A good half-dozen musicians blew through the disc's raucous New York sessions last December: pianist and saxophonist Peter Apfelbaum (Hieroglyphics Ensemble, Trey Anastasio), slide guitarist David Tronzo (John Cale, Spanish Fly), mandolinist John Kruth (biographer of Roland Kirk), tubist Marcus Rojas (Henry Threadgill, Sly & Robbie), and clarinetist Doug Wieselman (Lounge Lizards), Mark Stewart (Bang On A Can All-Stars).
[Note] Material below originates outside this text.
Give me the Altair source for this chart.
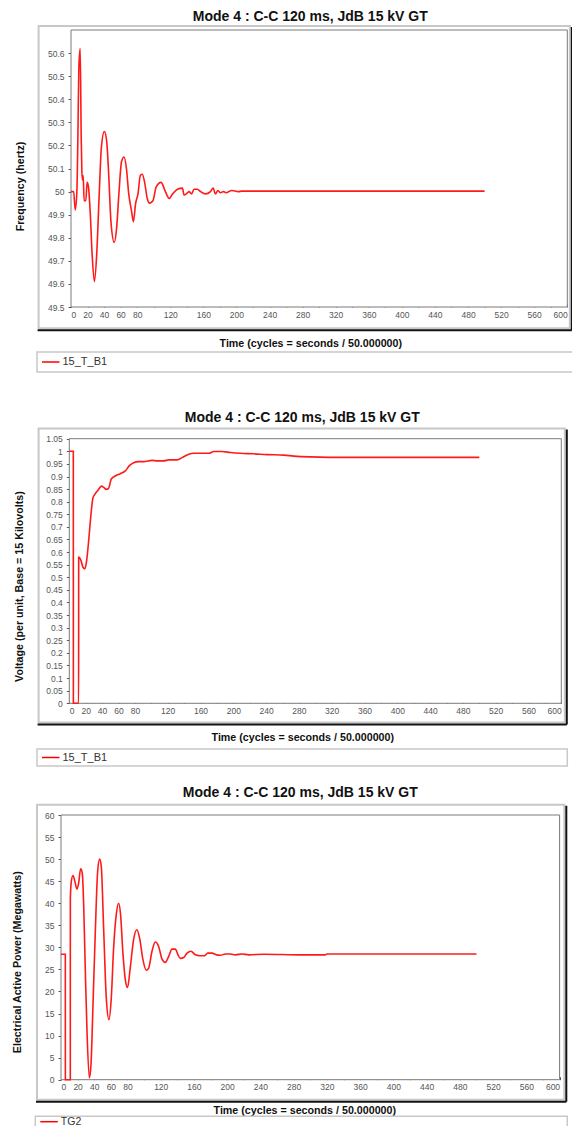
import altair as alt
import pandas as pd

TITLE = "Mode 4 : C-C 120 ms, JdB 15 kV GT"
X_TITLE = "Time (cycles = seconds / 50.000000)"

# ---- data -------------------------------------------------------------
freq_t = [0, 3.2, 5.1, 7.1, 8.3, 9.5, 11.1, 12.3, 13.1, 13.9, 14.7, 15.9, 17.9, 19.5,
          21.1, 23.1, 25.5, 28.3, 31.1, 33.9, 36.7, 40.3, 43.1, 45.5, 48.3, 52.3, 55.1,
          57.9, 61.1, 64.2, 67.0, 69.8, 73.0, 75.4, 78.2, 81.0, 83.8, 86.2, 89.0, 92.2,
          95.0, 99.0, 103.0, 109.0, 113.0, 118.8, 122.8, 128.8, 134.7, 136.7, 139.5,
          142.7, 145.9, 148.7, 152.7, 156.7, 162.6, 168.6, 171.8, 174.6, 177.8, 180.6,
          184.5, 187.3, 194.4, 202.4, 206.4, 500]
freq_v = [50.0, 50.0, 49.92, 50.0, 50.23, 50.54, 50.62, 50.25, 50.09, 50.05, 50.07, 49.96,
          49.96, 50.04, 50.02, 49.92, 49.73, 49.61, 49.73, 49.97, 50.19, 50.26, 50.22,
          50.08, 49.87, 49.78, 49.84, 49.99, 50.13, 50.15, 50.10, 49.99, 49.92, 49.87,
          49.95, 49.99, 50.07, 50.075, 50.04, 49.97, 49.95, 49.96, 50.02, 50.04, 50.01,
          49.97, 49.99, 50.01, 50.015, 49.985, 49.99, 50.0, 49.99, 50.01, 50.01, 50.0,
          49.99, 50.0, 50.015, 49.99, 50.005, 49.995, 50.0, 49.995, 50.005, 50.0, 50.002,
          50.002]

volt_t = [0, 4.9, 4.95, 11.4, 11.45, 13.9, 16.7, 19.1, 21.1, 23.2, 25.6, 28.9, 31.3, 34.9,
          39.4, 42.3, 45.1, 47.9, 51.2, 56.1, 62.2, 68.3, 73.6, 78.5, 84.6, 90.7, 100.9,
          107, 115.2, 121.3, 131.5, 137.6, 145.7, 151.8, 170, 176.2, 186.4, 196.5, 208.7,
          225, 241.3, 261.6, 273.8, 293.9, 338.6, 500]
volt_v = [1.0, 1.0, 0.0, 0.0, 0.58, 0.57, 0.54, 0.534, 0.565, 0.63, 0.72, 0.816, 0.83,
          0.845, 0.862, 0.856, 0.849, 0.853, 0.89, 0.902, 0.911, 0.922, 0.944, 0.955,
          0.959, 0.959, 0.964, 0.962, 0.962, 0.966, 0.966, 0.975, 0.988, 0.992, 0.992,
          0.999, 0.999, 0.995, 0.992, 0.99, 0.987, 0.985, 0.981, 0.978, 0.976, 0.976]

pow_t = [0, 5.2, 5.25, 11.2, 11.25, 12.4, 14.4, 16.8, 19.2, 21.2, 23.6, 25.6, 27.3, 29.3,
         31.3, 34.1, 36.1, 38.5, 41.3, 44.1, 46.5, 48.5, 51.3, 54.5, 57.7, 60.5, 63.3,
         66.5, 69.3, 71.7, 74.5, 77.7, 80.1, 83.3, 87.3, 91.3, 94.6, 98.6, 102.6, 105.5,
         109.5, 113.5, 117.5, 121.5, 125.5, 129.5, 133.6, 137.6, 140.8, 143.6, 147.7,
         151.7, 156.5, 161.7, 166.9, 172.5, 176.6, 181.8, 187.0, 191.8, 197.8, 203.8,
         209.9, 217.9, 225.9, 244.0, 288.0, 318.0, 320.0, 500]
pow_v = [28.45, 28.45, 0, 0, 41.1, 44.9, 46.3, 44.9, 43.2, 44.5, 47.8, 46.8, 39.6, 24.5,
         10.9, 0.4, 3.4, 17.0, 33.6, 47.2, 50.0, 48.3, 34.3, 18.5, 13.6, 18.5, 29.8, 37.4,
         40.0, 37.4, 28.7, 22.3, 20.9, 25.3, 31.7, 34.0, 32.1, 27.2, 24.8, 25.3, 29.1,
         31.2, 30.2, 27.4, 26.6, 27.9, 29.6, 29.6, 28.3, 27.5, 27.7, 28.7, 29.1, 28.3,
         28.1, 28.1, 28.7, 28.7, 28.3, 28.2, 28.5, 28.5, 28.3, 28.5, 28.3, 28.45, 28.3,
         28.3, 28.5, 28.5]

x_ticks = list(range(0, 601, 20))
freq_ticks = [49.5, 49.6, 49.7, 49.8, 49.9, 50.0, 50.1, 50.2, 50.3, 50.4, 50.5, 50.6]
volt_ticks = [0, 0.05, 0.1, 0.15, 0.2, 0.25, 0.3, 0.35, 0.4, 0.45, 0.5, 0.55, 0.6, 0.65,
              0.7, 0.75, 0.8, 0.85, 0.9, 0.95, 1.0, 1.05]
pow_ticks = [0, 5, 10, 15, 20, 25, 30, 35, 40, 45, 50, 55, 60]

FONT = "Liberation Sans"
GX = 70.7  # absolute page x of every panel's group origin


def panel(t, v, series, ytitle, ydom, yticks, yfmt, g):
    gy = g["gy"]

    def rx(a):
        return a - GX

    def ry(a):
        return a - gy

    df = pd.DataFrame({"t": t, "v": v, "i": list(range(len(t)))})
    one = pd.DataFrame({"k": [0]})
    base = alt.Chart(one)

    px0, px1 = g["plot_x"]
    py0, py1 = g["plot_y"]
    xr = [rx(px0), rx(px1)]
    yr = [ry(py1), ry(py0)]
    ax_x = rx(px0)

    fx0, fx1 = g["frame_x"]
    fy0, fy1 = g["frame_y"]
    frame = base.mark_rect(fill="transparent", stroke="#c8c8c8", strokeWidth=2).encode(
        x=alt.value(rx(fx0)), x2=alt.value(rx(fx1)), y=alt.value(ry(fy0)), y2=alt.value(ry(fy1)))
    shadow_b = base.mark_rule(color="#111111", strokeWidth=2).encode(
        x=alt.value(rx(fx0 - 1)), x2=alt.value(rx(fx1 + 2)), y=alt.value(ry(fy1 + 2)))
    shadow_r = base.mark_rule(color="#111111", strokeWidth=2).encode(
        x=alt.value(rx(fx1 + 2)), y=alt.value(ry(fy0 + 1)), y2=alt.value(ry(fy1 + 2)))
    border = base.mark_rect(fill="white", stroke="#7a7a7a", strokeWidth=1).encode(
        x=alt.value(rx(px0)), x2=alt.value(rx(px1)), y=alt.value(ry(py0)), y2=alt.value(ry(py1)))

    lx0, lx1 = g["leg_x"]
    ly0, ly1 = g["leg_y"]
    lyc = g["leg_c"]
    leg_box = base.mark_rect(fill="white", stroke="#c8c8c8", strokeWidth=1.5).encode(
        x=alt.value(rx(lx0)), x2=alt.value(rx(lx1)), y=alt.value(ry(ly0)), y2=alt.value(ry(ly1)))
    leg_line = base.mark_rule(color="#ff0000", strokeWidth=1.5).encode(
        x=alt.value(rx(lx0 + 5)), x2=alt.value(rx(lx0 + 22.5)), y=alt.value(ry(lyc)))
    leg_text = base.mark_text(align="left", baseline="middle", font=FONT,
                              fontSize=g.get("leg_fs", 11), color="#333333").encode(
        x=alt.value(rx(lx0 + 25.5)), y=alt.value(ry(lyc)), text=alt.value(series))

    tx, ty = g["title"]
    title = base.mark_text(align="center", baseline="middle", font=FONT, fontSize=14,
                           fontWeight="bold", color="#111111").encode(
        x=alt.value(rx(tx)), y=alt.value(ry(ty)), text=alt.value(TITLE))

    xtx, xty = g["xtitle"]
    ytx, yty = g["ytitle"]
    line = alt.Chart(df).mark_line(color="#ff1a1a", strokeWidth=1.6,
                                   interpolate="monotone").encode(
        x=alt.X("t:Q", scale=alt.Scale(domain=[0, 600], range=xr, nice=False, zero=False),
                axis=alt.Axis(values=x_ticks,
                              labelExpr="(datum.value <= 80 || datum.value % 40 == 0) ? datum.label : ''",
                              tickSize=3, offset=-3, domain=False, grid=False,
                              labelFontSize=8.5, labelColor="#555555", labelFont=FONT,
                              labelPadding=3, tickColor="#555555",
                              title=X_TITLE, titleX=xtx - GX, titleY=xty - (py1 - 3),
                              titleAlign="center", titleBaseline="middle", titleAngle=0,
                              titleFont=FONT, titleFontSize=10.7, titleFontWeight="bold",
                              titleColor="#111111")),
        y=alt.Y("v:Q", scale=alt.Scale(domain=ydom, range=yr, nice=False, zero=False),
                axis=alt.Axis(values=yticks, format=yfmt, tickSize=3, offset=-ax_x,
                              domain=False, grid=False, labelFontSize=8.5,
                              labelColor="#555555", labelFont=FONT, labelPadding=4,
                              tickColor="#555555",
                              title=ytitle, titleX=ytx - px0, titleY=yty - gy,
                              titleAlign="center", titleBaseline="middle", titleAngle=-90,
                              titleFont=FONT, titleFontSize=10.7, titleFontWeight="bold",
                              titleColor="#111111")),
        order="i:Q",
    )
    return alt.layer(frame, shadow_b, shadow_r, leg_box, leg_line, leg_text, title,
                     border, line).properties(width=g["w"], height=g["h"])


g1 = dict(gy=29, h=277, w=496.3, plot_x=(70.7, 567), plot_y=(29, 306),
          frame_x=(38.3, 569.5), frame_y=(25, 327.3),
          leg_x=(36.7, 575), leg_y=(351, 371), leg_c=361, title=(310, 15.5),
          xtitle=(310, 342), ytitle=(20, 185))
g2 = dict(gy=417, h=285.3, w=490, plot_x=(69, 561), plot_y=(437.7, 702.3),
          frame_x=(38.3, 564.5), frame_y=(427.5, 721.5),
          leg_x=(36.7, 567), leg_y=(748, 765), leg_c=756.5, title=(302, 416.7),
          xtitle=(302, 736), ytitle=(19.3, 585))
g3 = dict(gy=813.3, h=264.7, w=490, plot_x=(60.7, 559.3), plot_y=(813.3, 1078),
          frame_x=(36.7, 564), frame_y=(803, 1098),
          leg_x=(35, 567), leg_y=(1114.5, 1132), leg_c=1120, leg_fs=10.5,
          title=(300, 791.7), xtitle=(304, 1108.5), ytitle=(16.7, 960))

p1 = panel(freq_t, freq_v, "15_T_B1", "Frequency (hertz)", [49.5, 50.7], freq_ticks,
           ".1~f", g1)
p2 = panel(volt_t, volt_v, "15_T_B1", "Voltage (per unit, Base = 15 Kilovolts)",
           [0, 1.05], volt_ticks, ".2~f", g2)
p3 = panel(pow_t, pow_v, "TG2", "Electrical Active Power (Megawatts)", [0, 60], pow_ticks,
           "~g", g3)

chart = alt.vconcat(p1, p2, p3, spacing=111, bounds="flush").properties(
    padding={"left": 3, "top": 1, "right": -5, "bottom": -9.5}
).configure(font=FONT).configure_view(stroke="transparent", strokeWidth=0)

chart.save("out.html", embed_options={"renderer": "svg", "actions": False})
And then there was Rudd, whose presence brings Sex Mob full circle. A longtime hero of Bernstein's (who, not coincidentally, played on the aforementioned Charlie Haden LP), Rudd is known as the father of free jazz trombone. "Roswell was kind of the original inspiration for the band," Bernstein says, who put Sex Mob's original weekly gig together as a platform to work on his slide trumpet playing. With Rudd as a starting point, Sex Mob developed a wholly original sound. As such, Dime Grind Palace is a pure dilution of that. Image

"Dime Grind Palace is a further idea of the different things that could happen at a Sex Mob gig," Bernstein continues. "If you had come to see us at any point in time in the last year-and-a-half, something you would've heard - or, rather, felt - is on this record." And that's a lot. Across 2002, Sex Mob presented entire programs of old waltzes (including "The Blue Danube," which shows up as a hidden room in the Palace), John Barry's James Bond scores (documented on Sex Mob's last Ropeadope recording, Sex Mob Does Bond), George Harrison tunes, original songs, and nights with special guests like Rudd.

The responsibility for sonically summarizing what Bernstein calls "a year in the life of Sex Mob" fell to Bernstein and longtime producer Scott Harding (Medeski Martin and Wood, Wu-tang Clan). And though a grand time in the studio doesn't always equate to a grand time on wax, the pair seem to have discovered the necessary alchemy: a mix of live excitement and sliced, diced, and echoed studioisms. Like Miles Davis's counterpart in producer Teo Macero, Harding is able to translate Bernstein's work onto a spaciously evocative studio canvas. An underground hip-hop star in his own right, his four elegant "Translation" mixes spread across Dime Grind Palace put Harding's architextural prowess at center-stage, just as much as a player as the instrumentalists.